Bill McKibben called out this problem on ecoAmerica’s Climate Leadership Summit just this past Thursday saying, we have to fit 30 years of work into one decade.
We have a daunting task ahead of us. But we will only succeed by orienting toward justice: to advance the needs of BIPOC communities and to leverage our networks for the next generation.
My hope is that we can use our stories to dig deeper into all that terrifying complexity. I commit to keeping my eyes, my ears, and especially my heart open and accountable to the way racism shapes me, my communities, and the world.
*Hot Goss*
Brought to you by the superb Latifah Azlan.
I was away for a few days at the tail end of last week, detached from devices other than a Kindle, and feeling very relaxed in nature. So what better way to undo all that rest than to write about the Kardashians on a Monday morning?
A lot of attention has been paid to Kim’s ongoing family crisis with the unravelling of Kanye West. I’m not here to talk about that. I’m here to talk about the fact that Khloe is now back with her serial cheating former beau and father of her daughter, basketball star Tristan Thompson, which can only mean endless drama in the weeks to come. This story flew under the radar for me, as it was reported in early August that Khloe and Tristan are now back together after having been broken up and ensnared in drama for like, the last 2 years.

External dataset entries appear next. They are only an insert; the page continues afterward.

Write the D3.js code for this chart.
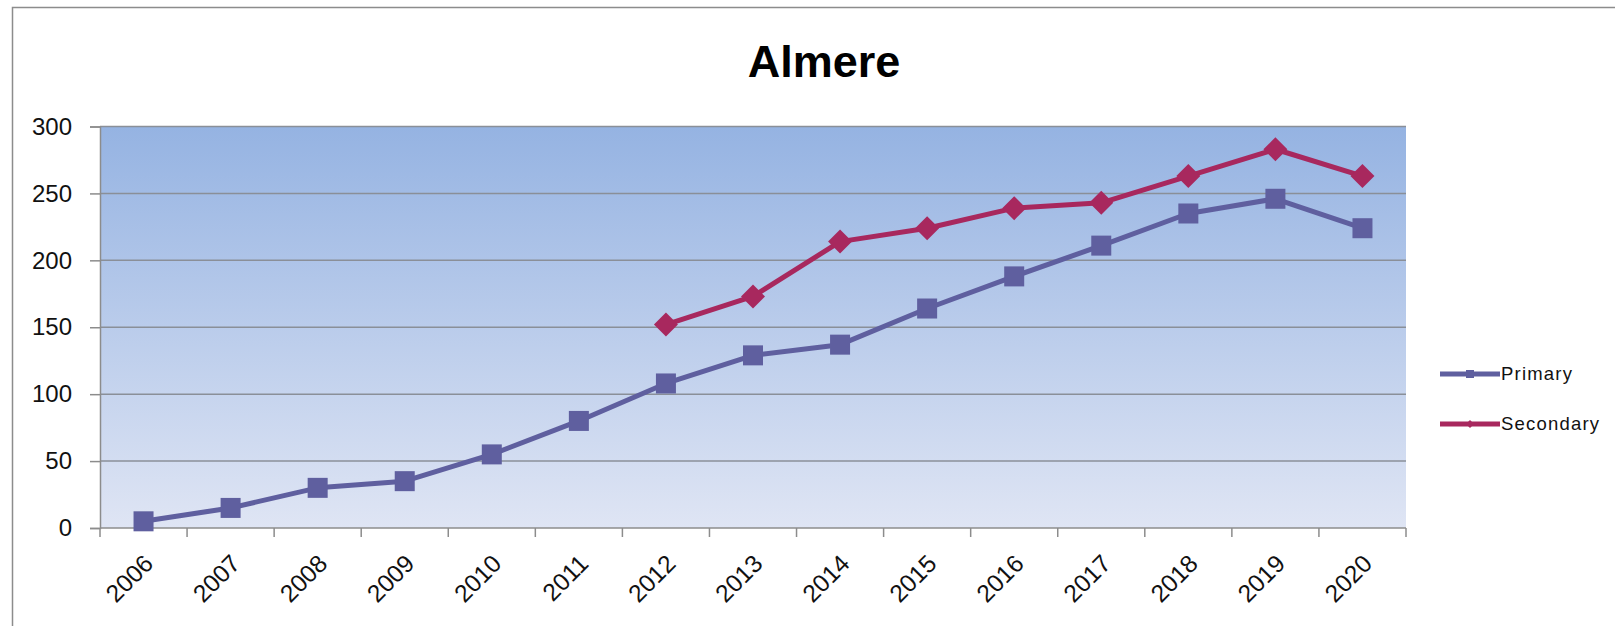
<!DOCTYPE html>
<html>
<head>
<meta charset="utf-8">
<script src="https://cdn.jsdelivr.net/npm/d3@7"></script>
<style>
  html, body { margin: 0; padding: 0; background: #fff; }
  svg { display: block; }
</style>
</head>
<body>
<svg id="chart" width="1615" height="626"></svg>
<script>
const title = "Almere";
const years = ["2006","2007","2008","2009","2010","2011","2012","2013","2014","2015","2016","2017","2018","2019","2020"];
const primary = [5, 15, 30, 35, 55, 80, 108, 129, 137, 164, 188, 211, 235, 246, 224];
const secondary = [null, null, null, null, null, null, 152, 173, 214, 224, 239, 243, 263, 283, 263];
const yTicks = [0, 50, 100, 150, 200, 250, 300];
const seriesNames = ["Primary", "Secondary"];

const W = 1615, H = 626;
const plot = { left: 100, right: 1406, top: 126.5, bottom: 528 };
const svg = d3.select("#chart");
const FONT = "'Liberation Sans', Arial, sans-serif";

// outer chart border (extends beyond the visible area on right/bottom)
svg.append("rect").attr("x", 12.5).attr("y", 7.5).attr("width", W + 20).attr("height", H + 20)
  .attr("fill", "#fff").attr("stroke", "#8c8c8c").attr("stroke-width", 1.5);

const defs = svg.append("defs");
const grad = defs.append("linearGradient").attr("id", "bg").attr("x1", 0).attr("y1", 0).attr("x2", 0).attr("y2", 1);
grad.append("stop").attr("offset", "0%").attr("stop-color", "#95b3e2");
grad.append("stop").attr("offset", "100%").attr("stop-color", "#dfe5f4");

const x = d3.scaleBand().domain(years).range([plot.left, plot.right]).padding(0);
const y = d3.scaleLinear().domain([0, 300]).range([plot.bottom, plot.top]);

svg.append("rect").attr("x", plot.left).attr("y", plot.top)
  .attr("width", plot.right - plot.left).attr("height", plot.bottom - plot.top)
  .attr("fill", "url(#bg)");

// gridlines
svg.append("g").selectAll("line").data(yTicks.filter(d => d > 0)).join("line")
  .attr("x1", plot.left).attr("x2", plot.right)
  .attr("y1", d => y(d)).attr("y2", d => y(d))
  .attr("stroke", "#8a8f98").attr("stroke-width", 1.5);

// Y axis
const yAxis = svg.append("g").attr("transform", `translate(${plot.left},0)`)
  .call(d3.axisLeft(y).tickValues(yTicks).tickSize(10).tickPadding(18));
yAxis.select(".domain").attr("stroke", "#8c8c8c").attr("stroke-width", 1.5);
yAxis.selectAll(".tick line").attr("stroke", "#8c8c8c").attr("stroke-width", 1.5);
yAxis.selectAll("text").attr("font-family", FONT).attr("font-size", 24).attr("fill", "#111");

// X axis with boundary ticks
const xAxisG = svg.append("g").attr("transform", `translate(0,${plot.bottom})`);
xAxisG.append("line").attr("x1", plot.left).attr("x2", plot.right).attr("y1", 0).attr("y2", 0)
  .attr("stroke", "#8c8c8c").attr("stroke-width", 1.5);
const bounds = years.map(d => x(d)).concat([plot.right]);
xAxisG.selectAll("line.tk").data(bounds).join("line").attr("class", "tk")
  .attr("x1", d => d).attr("x2", d => d).attr("y1", 0).attr("y2", 9)
  .attr("stroke", "#8c8c8c").attr("stroke-width", 1.5);
xAxisG.selectAll("text").data(years).join("text")
  .attr("transform", d => `translate(${x(d) + x.bandwidth() / 2 - 1},${25}) rotate(-45)`)
  .attr("text-anchor", "end").attr("dy", "0.7em")
  .attr("font-family", FONT).attr("font-size", 24.5).attr("fill", "#111")
  .text(d => d);

// title
svg.append("text").attr("x", 824).attr("y", 77).attr("text-anchor", "middle")
  .attr("font-family", FONT).attr("font-weight", "bold").attr("font-size", 45).attr("fill", "#000")
  .text(title);

const cx = d => x(d) + x.bandwidth() / 2;
const colors = ["#5f5f9f", "#a8285e"];

// Primary
const pData = years.map((yr, i) => ({ yr, v: primary[i] }));
svg.append("path").datum(pData)
  .attr("d", d3.line().defined(d => d.v != null).x(d => cx(d.yr)).y(d => y(d.v)))
  .attr("fill", "none").attr("stroke", colors[0]).attr("stroke-width", 5).attr("stroke-linejoin", "round");
svg.append("g").selectAll("rect").data(pData.filter(d => d.v != null)).join("rect")
  .attr("x", d => cx(d.yr) - 10).attr("y", d => y(d.v) - 10)
  .attr("width", 20).attr("height", 20).attr("fill", colors[0]);

// Secondary
const sData = years.map((yr, i) => ({ yr, v: secondary[i] }));
svg.append("path").datum(sData)
  .attr("d", d3.line().defined(d => d.v != null).x(d => cx(d.yr)).y(d => y(d.v)))
  .attr("fill", "none").attr("stroke", colors[1]).attr("stroke-width", 5).attr("stroke-linejoin", "round");
svg.append("g").selectAll("path").data(sData.filter(d => d.v != null)).join("path")
  .attr("transform", d => `translate(${cx(d.yr)},${y(d.v)})`)
  .attr("d", "M0,-12L12,0L0,12L-12,0Z").attr("fill", colors[1]);

// Legend
const legend = svg.append("g");
const ly = [374, 424];
seriesNames.forEach((name, i) => {
  const g = legend.append("g").attr("transform", `translate(0,${ly[i]})`);
  g.append("line").attr("x1", 1440).attr("x2", 1500).attr("y1", 0).attr("y2", 0)
    .attr("stroke", colors[i]).attr("stroke-width", 5);
  if (i === 0) {
    g.append("rect").attr("x", 1466).attr("y", -4).attr("width", 8).attr("height", 8).attr("fill", colors[0]);
  } else {
    g.append("path").attr("transform", "translate(1470,0)").attr("d", "M0,-4L4,0L0,4L-4,0Z").attr("fill", colors[1]);
  }
  g.append("text").attr("x", 1501).attr("y", 0).attr("dy", "0.35em")
    .attr("font-family", FONT).attr("font-size", 18.5).attr("letter-spacing", 1.2).attr("fill", "#111")
    .text(name);
});
</script>
</body>
</html>
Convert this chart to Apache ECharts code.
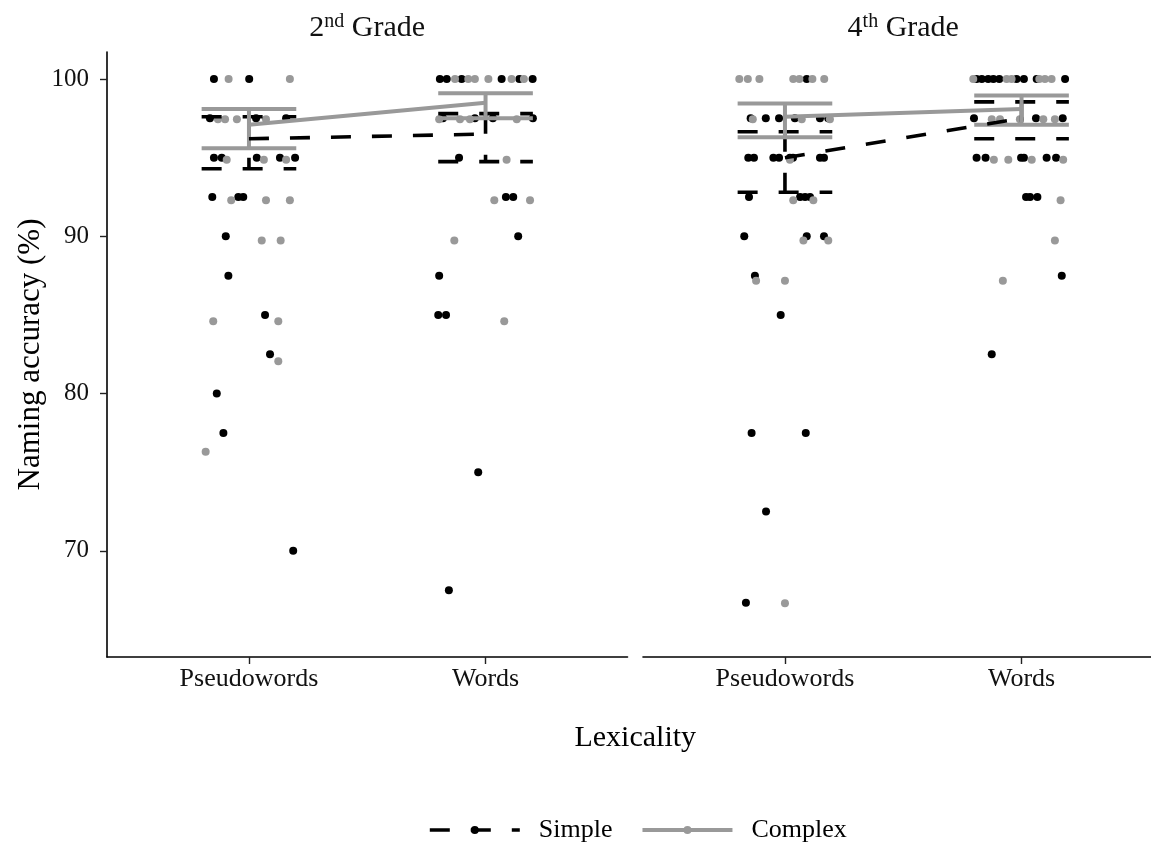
<!DOCTYPE html>
<html><head><meta charset="utf-8">
<script src="https://cdn.jsdelivr.net/npm/echarts@6/dist/echarts.min.js"></script>
<style>html,body{margin:0;padding:0;background:#fff;overflow:hidden;width:1151px;height:857px}#c{width:1175px;height:857px}</style>
</head><body><div id="c"></div>
<script>
// ---------- data ----------
const categories = ['Pseudowords', 'Words'];
const panelTitles = [['2', 'nd', ' Grade'], ['4', 'th', ' Grade']];
const yTickValues = [70, 80, 90, 100];
const legendNames = ['Simple', 'Complex'];
const xTitle = 'Lexicality';
const yTitle = 'Naming accuracy (%)';

// individual points: [position on category axis (1 = Pseudowords, 2 = Words, jittered), accuracy %]
const g2Simple = [
  [0.852,100],[1.001,100],
  [0.835,97.5],[1.030,97.5],[1.157,97.5],
  [0.852,95],[0.885,95],[1.033,95],[1.131,95],[1.195,95],
  [0.845,92.5],[0.955,92.5],[0.976,92.5],
  [0.902,90],[0.913,87.5],[1.068,85],[1.089,82.5],[0.864,80],[0.892,77.5],[1.187,70],
  [1.807,100],[1.836,100],[1.899,100],[2.068,100],[2.143,100],[2.199,100],
  [1.820,97.5],[1.955,97.5],[2.031,97.5],[2.200,97.5],
  [1.888,95],[2.086,92.5],[2.117,92.5],[2.138,90],[1.804,87.5],
  [1.800,85],[1.833,85],[1.969,75],[1.845,67.5]
];
const g2Complex = [
  [0.914,100],[1.173,100],
  [0.869,97.44],[0.899,97.44],[0.949,97.44],[1.072,97.44],
  [0.906,94.87],[1.063,94.87],[1.157,94.87],
  [0.925,92.3],[1.072,92.3],[1.173,92.3],
  [1.054,89.74],[1.134,89.74],[0.849,84.6],[1.124,84.6],[1.124,82.05],[0.817,76.3],
  [1.871,100],[1.927,100],[1.955,100],[2.012,100],[2.110,100],[2.162,100],
  [1.804,97.44],[1.892,97.44],[1.934,97.44],[2.132,97.44],
  [2.089,94.87],[2.037,92.3],[2.188,92.3],[1.868,89.74],[2.079,84.6]
];
const g4Simple = [
  [1.092,100],
  [0.855,97.5],[0.919,97.5],[0.975,97.5],[1.042,97.5],[1.148,97.5],[1.183,97.5],
  [0.845,95],[0.869,95],[0.951,95],[0.975,95],[1.021,95],[1.034,95],[1.148,95],[1.165,95],
  [0.848,92.5],[1.064,92.5],[1.085,92.5],[1.106,92.5],
  [0.828,90],[1.092,90],[1.165,90],[0.873,87.5],[0.982,85],
  [0.859,77.5],[1.088,77.5],[0.920,72.5],[0.835,66.7],
  [1.810,100],[1.832,100],[1.859,100],[1.881,100],[1.906,100],[1.979,100],[2.010,100],[2.064,100],[2.184,100],
  [1.799,97.5],[2.061,97.5],[2.174,97.5],
  [1.810,95],[1.848,95],[1.998,95],[2.010,95],[2.106,95],[2.146,95],
  [2.019,92.5],[2.036,92.5],[2.067,92.5],[2.170,87.5],[1.874,82.5]
];
const g4Complex = [
  [0.807,100],[0.843,100],[0.892,100],[1.035,100],[1.061,100],[1.116,100],[1.166,100],
  [0.864,97.44],[1.071,97.44],[1.190,97.44],
  [1.021,94.87],[1.035,92.3],[1.120,92.3],[1.078,89.74],[1.183,89.74],
  [0.878,87.18],[1.000,87.18],[1.000,66.67],
  [1.796,100],[1.937,100],[1.958,100],[2.075,100],[2.099,100],[2.127,100],
  [1.874,97.44],[1.909,97.44],[1.993,97.44],[2.092,97.44],[2.141,97.44],
  [1.883,94.87],[1.944,94.87],[2.043,94.87],[2.176,94.87],
  [2.165,92.3],[2.141,89.74],[1.921,87.18]
];

// summary: means and error-bar limits per category [Pseudowords, Words]
const g2SimpleMean = [96.2, 96.5], g2SimpleLow = [94.3, 94.75], g2SimpleHigh = [97.6, 97.8];
const g2ComplexMean = [97.1, 98.5], g2ComplexLow = [95.6, 97.5], g2ComplexHigh = [98.1, 99.1];
const g4SimpleMean = [95.0, 97.5], g4SimpleLow = [92.8, 96.2], g4SimpleHigh = [96.65, 98.55];
const g4ComplexMean = [97.6, 98.1], g4ComplexLow = [96.3, 97.1], g4ComplexHigh = [98.45, 98.95];

// ---------- style ----------
const FONT = 'Liberation Serif';
const BLACK = '#000000';
const GRAY = '#999999';
const DASH = [20, 21];
const EB_HALF = 0.2;

const panels = [
  { simple: g2Simple, complex: g2Complex,
    sm: g2SimpleMean, sl: g2SimpleLow, sh: g2SimpleHigh,
    cm: g2ComplexMean, cl: g2ComplexLow, ch: g2ComplexHigh },
  { simple: g4Simple, complex: g4Complex,
    sm: g4SimpleMean, sl: g4SimpleLow, sh: g4SimpleHigh,
    cm: g4ComplexMean, cl: g4ComplexLow, ch: g4ComplexHigh }
];

const gridLeft = [107, 643];
const gridWidth = 520.5;

function errorBarSeries(name, idx, low, high, color, width, dash) {
  const data = categories.map((c, i) => [i + 1, low[i], high[i]]);
  return {
    type: 'custom', name: name + '_eb', xAxisIndex: idx, yAxisIndex: idx,
    encode: { x: 0, y: [1, 2] }, data: data, silent: true, z: 5,
    renderItem: function (params, api) {
      const x = api.value(0), lo = api.value(1), hi = api.value(2);
      const tl = api.coord([x - EB_HALF, hi]), tr = api.coord([x + EB_HALF, hi]);
      const bl = api.coord([x - EB_HALF, lo]), br = api.coord([x + EB_HALF, lo]);
      const t = api.coord([x, hi]), b = api.coord([x, lo]);
      const st = { stroke: color, lineWidth: width, lineDash: dash, fill: null };
      return { type: 'group', children: [
        { type: 'line', shape: { x1: tl[0], y1: tl[1], x2: tr[0], y2: tr[1] }, style: st },
        { type: 'line', shape: { x1: t[0], y1: t[1], x2: b[0], y2: b[1] }, style: st },
        { type: 'line', shape: { x1: bl[0], y1: bl[1], x2: br[0], y2: br[1] }, style: st }
      ]};
    }
  };
}

const grids = [], xAxes = [], yAxes = [], series = [];
panels.forEach((p, idx) => {
  grids.push({ left: gridLeft[idx], width: gridWidth, top: 52, height: 605 });
  xAxes.push({
    type: 'value', gridIndex: idx, min: 0.4, max: 2.6,
    splitLine: { show: false },
    axisLine: { show: true, lineStyle: { color: BLACK, width: 1.6 } },
    axisTick: { show: true, customValues: [1, 2], length: 7, lineStyle: { color: '#222', width: 1.4 } },
    axisLabel: { show: true, customValues: [1, 2], formatter: v => categories[Math.round(v) - 1],
      fontFamily: FONT, fontSize: 26, color: '#111', margin: 9 }
  });
  yAxes.push({
    type: 'value', gridIndex: idx, min: 63.25, max: 101.72,
    splitLine: { show: false },
    axisLine: { show: idx === 0, lineStyle: { color: BLACK, width: 1.6 } },
    axisTick: { show: idx === 0, customValues: yTickValues, length: 7, lineStyle: { color: '#222', width: 1.4 } },
    axisLabel: { show: idx === 0, customValues: yTickValues, fontFamily: FONT, fontSize: 25, color: '#111', margin: 18 },
    name: idx === 0 ? yTitle : '', nameLocation: 'middle', nameGap: 61,
    nameTextStyle: { fontFamily: FONT, fontSize: 31, color: '#000' }
  });
  series.push({ type: 'scatter', name: 'simplePts', xAxisIndex: idx, yAxisIndex: idx, data: p.simple,
    symbolSize: 8, itemStyle: { color: BLACK, opacity: 1 }, z: 2, silent: true });
  series.push({ type: 'scatter', name: 'complexPts', xAxisIndex: idx, yAxisIndex: idx, data: p.complex,
    symbolSize: 8, itemStyle: { color: GRAY, opacity: 1 }, z: 2, silent: true });
  series.push(errorBarSeries('Simple', idx, p.sl, p.sh, BLACK, 3.6, DASH));
  series.push({ type: 'line', name: 'Simple', xAxisIndex: idx, yAxisIndex: idx,
    data: categories.map((c, i) => [i + 1, p.sm[i]]), symbol: 'none', z: 6,
    itemStyle: { color: BLACK }, lineStyle: { color: BLACK, width: 3.6, type: DASH } });
  series.push(errorBarSeries('Complex', idx, p.cl, p.ch, GRAY, 4, null));
  series.push({ type: 'line', name: 'Complex', xAxisIndex: idx, yAxisIndex: idx,
    data: categories.map((c, i) => [i + 1, p.cm[i]]), symbol: 'none', z: 8,
    itemStyle: { color: GRAY }, lineStyle: { color: GRAY, width: 4, type: 'solid' } });
});

const titleGraphics = panelTitles.map((t, idx) => ({
  type: 'text', x: gridLeft[idx] + gridWidth / 2, y: 28,
  style: {
    text: '{a|' + t[0] + '}{s|' + t[1] + '}{a|' + t[2] + '}',
    align: 'center', verticalAlign: 'middle',
    rich: {
      a: { fontFamily: FONT, fontSize: 30, lineHeight: 33, verticalAlign: 'middle', fill: '#111' },
      s: { fontFamily: FONT, fontSize: 20, lineHeight: 33, verticalAlign: 'top', fill: '#111' }
    }
  }
}));

const option = {
  animation: false,
  backgroundColor: '#ffffff',
  grid: grids, xAxis: xAxes, yAxis: yAxes, series: series,
  legend: {
    data: legendNames, left: 428, top: 817, padding: 0, itemWidth: 90, itemHeight: 10, itemGap: 28,
    lineStyle: { width: 'inherit' },
    textStyle: { fontFamily: FONT, fontSize: 26, color: '#000', padding: [0, 0, 0, 14] },
    selectedMode: false
  },
  graphic: titleGraphics.concat([{
    type: 'text', x: gridLeft[0] + (gridLeft[1] + gridWidth - gridLeft[0]) / 2, y: 738,
    style: { text: xTitle, align: 'center', verticalAlign: 'middle', fontFamily: FONT, fontSize: 30, fill: '#000' }
  }])
};

const chart = echarts.init(document.getElementById('c'), null, { renderer: 'canvas' });
chart.setOption(option);
</script>
</body></html>
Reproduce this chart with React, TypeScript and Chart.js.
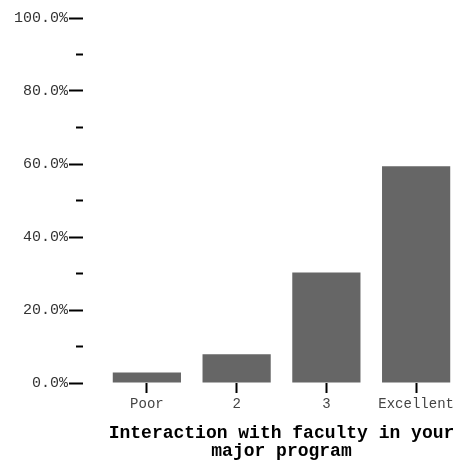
import React, { useEffect, useRef } from "react";
import { Chart, registerables } from "chart.js";

Chart.register(...registerables);

const categories = ["Poor", "2", "3", "Excellent"];
const percentValues = [2.9, 7.9, 30.3, 59.4];
const axisTitleLines = ["Interaction with faculty in your", "major program"];
const yMin = 0;
const yMax = 100;
const yStep = 10;
const yLabelEvery = 20;

const MONO = '"Liberation Mono", "Courier New", monospace';

export default function App() {
  const canvasRef = useRef<HTMLCanvasElement | null>(null);

  useEffect(() => {
    const canvas = canvasRef.current;
    if (!canvas) return;
    const chart = new Chart(canvas, {
      type: "bar",
      data: {
        labels: categories,
        datasets: [
          {
            data: percentValues,
            backgroundColor: "#666666",
            borderWidth: 0,
            barPercentage: 0.76,
            categoryPercentage: 1,
          },
        ],
      },
      options: {
        responsive: false,
        animation: false,
        layout: { padding: { top: 18, left: 0, right: 0, bottom: 0 } },
        plugins: {
          legend: { display: false },
          tooltip: { enabled: false },
        },
        scales: {
          x: {
            type: "category",
            offset: true,
            border: { display: false },
            grid: {
              display: true,
              drawOnChartArea: false,
              offset: false,
              tickLength: 10,
              tickWidth: 2,
              tickColor: "#000",
            },
            ticks: {
              color: "#444",
              padding: 3,
              font: { family: MONO, size: 14 },
              maxRotation: 0,
              autoSkip: false,
            },
            title: {
              display: true,
              text: axisTitleLines,
              color: "#000",
              font: { family: MONO, size: 18, weight: "bold", lineHeight: 1.0 },
              padding: { top: 0, bottom: 3 },
            },
            afterFit: (scale: any) => {
              scale.height = 80;
            },
          },
          y: {
            min: yMin,
            max: yMax,
            border: { display: false },
            grid: {
              display: true,
              drawOnChartArea: false,
              tickLength: 33,
              tickWidth: 2,
              tickColor: "#000",
              tickBorderDash: (ctx: any) =>
                ctx.tick && ctx.tick.value % yLabelEvery === 0 ? [14, 40] : [7, 26],
              tickBorderDashOffset: (ctx: any) =>
                ctx.tick && ctx.tick.value % yLabelEvery === 0 ? 0 : 26,
            },
            ticks: {
              stepSize: yStep,
              autoSkip: false,
              color: "#333",
              padding: 1,
              font: { family: MONO, size: 15 },
              callback: (value: any) =>
                Number(value) % yLabelEvery === 0 ? Number(value).toFixed(1) + "%" : "",
            },
            afterFit: (scale: any) => {
              scale.width = 102;
            },
          },
        },
      } as any,
    });
    return () => chart.destroy();
  }, []);

  return (
    <div style={{ position: "fixed", left: 0, top: 0, width: 461, height: 463, background: "#fff" }}>
      <canvas ref={canvasRef} width={461} height={463} style={{ width: 461, height: 463, display: "block" }} />
    </div>
  );
}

Recap incoming: In April 2018, Khloe gave birth to their daughter, True Thompson, under a cloud of soap opera drama, after Tristan had been outed as a serial – serial like the podcast, girl – cheater during her pregnancy. Khloe stayed with him and tried to make it work for a little bit, but the relationship was very on and off due to Tristian’s inability to just not cheat. And then of course, the infamous falling out with/shunning of close family friend Jordyn Woods happened because Tristan had apparently kissed Jordyn (who was Kylie Jenner’s best friend) at a party both were attending at some point. The drama from this development was so high that even the Pinkett-Smiths got involved at some point, with Jordyn making an appearance on ‘Red Table Talk’.
But alas, Khloe and Tristan do have a daughter together after all, and apparently they’ve also been in “lockdown” together for months. So was it inevitable that they would reconcile? No, it wasn’t, but Khloe has always been desperate for this man so it’s not entirely surprising. And now they want to buy a house together. It’s just such a bad idea. Tristan apparently wants to prove to Khloe that he’s changed and sources told People magazine that it was his travel schedule that used to “mess up their relationship.” I mean, yes, that’s not entirely wrong if we use ‘travel schedule’ as cover for his infidelities! Which, I suppose, was enabled by that travel schedule. So it really does not bode well to me that it took a literal pandemic that has halted most traveling for Tristan to get his schedule together and not step out on Khloe anymore.
Anyway, it’s going to be a mess and we all know it. And you can bet that I’ll be following up with that ~*Hot Goss*~ in several months when the cycle inevitably repeats itself.